Revision as of 23:15, 2 May 2020

Problem

Solution

a) Find all positive integers with initial digit $6$ such that the integer formed by deleting $6$ is $1/25$ of the original integer. b) Show that there is no integer such that the deletion of the first digit produces a result that is $1/35$ of the original integer.

a)

Let the integer have n digits. Then the integer can be represented in the form of $6 *10^{n-1} + x$ where x is a non-negative integer less than $10^{n-1}$. The problem is asking for integers such as $6 *10^{n-1} + x = 25x$. Solving for x results in \[x = \frac{10^{n-1}}{4}\] Since x has to be an integer, n has to be greater than or equal to 3. Thus, the answer is \[625, 6250, 62500, \ldots\]


b)

We use the same notation as part a. Then, the condition can be represented as $m*10^{n-1} + x = 35x$ where $m$ is an integer between 1 and 9 inclusive.
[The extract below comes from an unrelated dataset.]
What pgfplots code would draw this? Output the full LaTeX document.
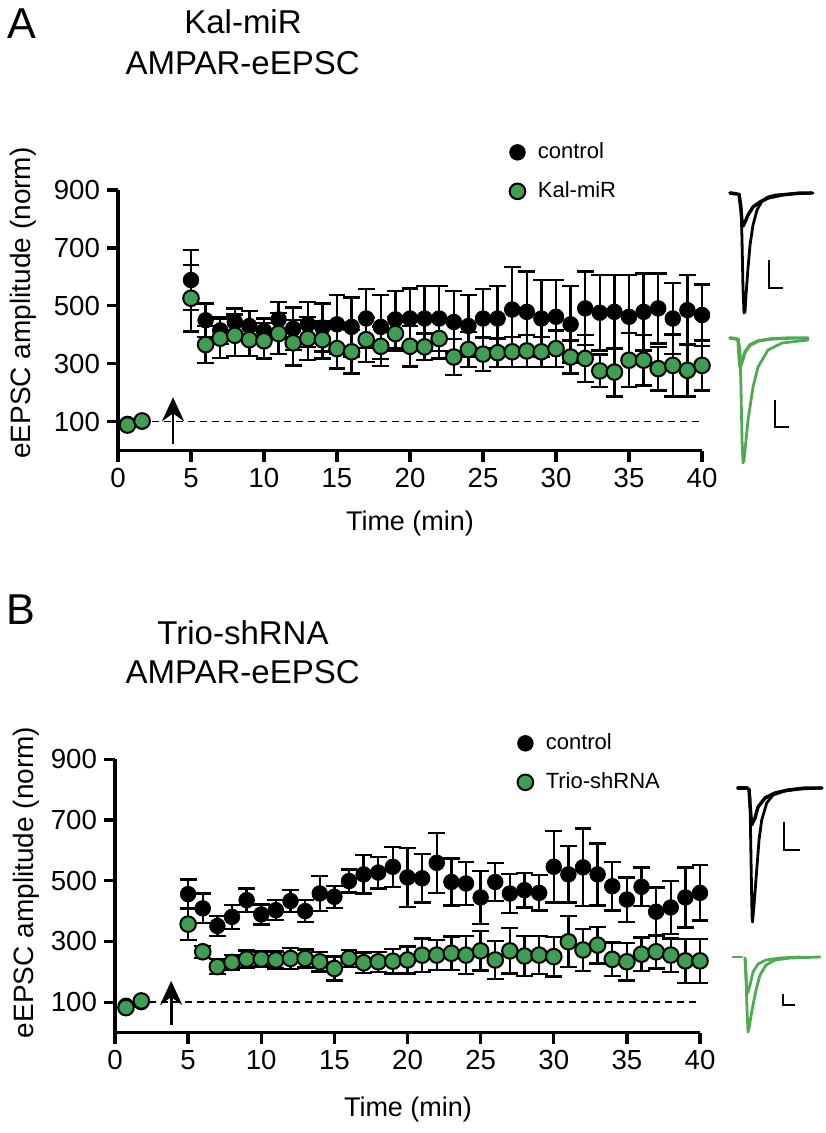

Solving for x results in \[x = \frac{m*10^{n-1}}{34}\]For x to be an integer, the numerator of the expression has to be divisible by 34, and thus 17. $10^{n-1}$ obviously does not have any factors of 17, meaning that $m$ must have a factor of 17, which is also impossible since m is an integer between 1 and 9. Therefore, an integer required by the problem is not possible.